Common Sense is the radicalism of Thomas Paine, while common sense is the righteousness of the Everyman. The man whose masculinity students disdain, whose mindset critics despise, whose thoughts are an affront to the mindless groupthink of the crowd, the mob, and the Twitterverse of professional victims.
Among the latter, who banish their enemies not only from social media but society itself, who brandish the weapon of injustice, who wield the branding iron of conviction without due process of law, among the woke and the worst of passionate intensity, comes a reckoning—and a wrecker of the sensibilities and safe zones of every keyboard tyrant.
Against those who stain the soul without stamping the flesh, who nonetheless consume many pounds of virtual flesh, comes a soothsayer in the form of a satirist.
His name is Dave Chappelle, and he is a genius.
His new special on Netflix, “Sticks & Stones,” is brilliant because it defends the first rule of comedy: that there are no rules.

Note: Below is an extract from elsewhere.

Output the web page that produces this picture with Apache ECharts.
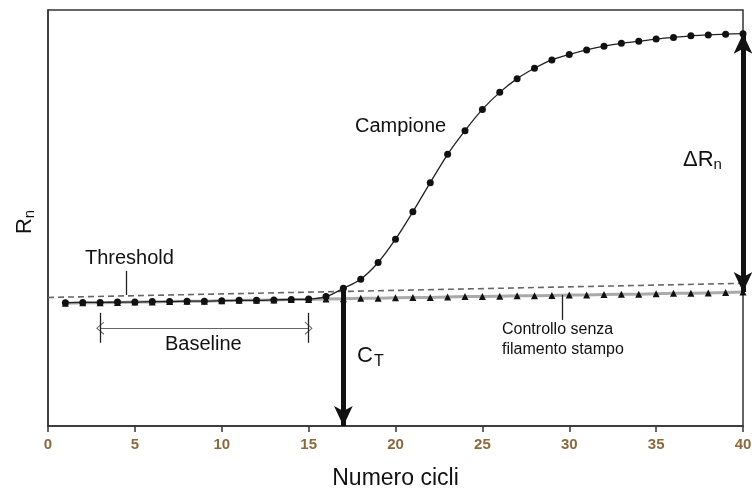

No one, and by no one I mean no one, not even children, alive or dead—not even the victims of school shootings, whose zig-zag movements Chappelle pantomimes as today’s equivalent of duck-and-cover drills, as futile then as now—not even Chappelle’s own son, whose death he foresees as collateral damage, whose shooting Chappelle accepts as the cost of controversy, of choosing to make comedy of tragedy; no one escapes Chappelle’s line of fire, neither the armed trespasser on private property—on Chappelle’s property—nor the two men who allege, falsely in his opinion and mine, that Michael Jackson violated their . . . private parts.
Chappelle also mocks gays, lesbians, bisexuals, queers, blacks, whites, white heroin addicts, feminists, censors, and the transgendered.
Some people may find his jokes offensive. So? Watch the special. Right now.